Sue Desmond-Hellmann: My first year at The Gates Foundation has been terrific. I feel like every day is a gift. I have enormous respect and pride in my colleagues and every day I meet somebody who amazes me. I think my self-awareness as a leader comes from the energy I get from colleagues. One of my favorite things to do is to ask for feedback or to learn from colleagues. And the self-awareness I have it really comes from a place of deep respect for what other people know and contribute.

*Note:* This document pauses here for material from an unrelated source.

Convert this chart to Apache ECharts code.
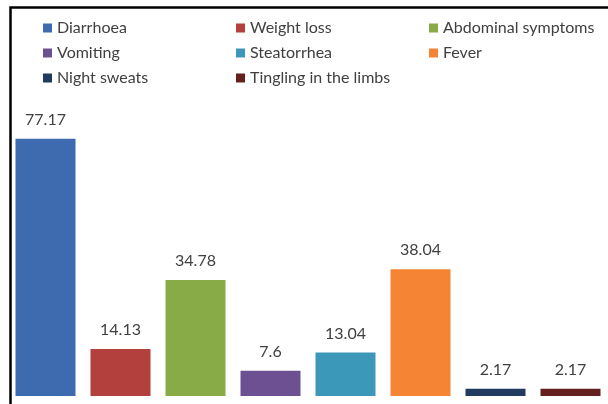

As a leader in 2015, I've grown to be fond of social media. And so I'm one of those people who's on Twitter and on Facebook. And I think that the social network has enormous power to bring people together and to connect people in meaningful ways. As a physician, so often an impediment to getting things done is human behavior. We're trying to change human behavior all the time. Stop smoking. Exercise more. Get your children vaccinated. Human behavior is a powerful positive, and some human behaviors can be a powerful negative in really advancing health worldwide and accomplishing the things that we're trying to accomplish here. So I'm intrigued by the power of connecting people, of some of the facts that are well-known in medicine about if your neighborhood is healthy, you tend to be healthy. If your social circle, whether it's real or virtual is unhealthy and has unhealthy habits, so do you. So I think in the causes we care about in advancing both education in the U.S. and global health and global development worldwide, I feel like we've only scratched the surface of how we use human connection. Whatever technology allows for that human connection in meaningful ways to help us with what we're trying to do.
I think I've enjoyed my first year here especially because we have so many talented passionate people who I learn from every day.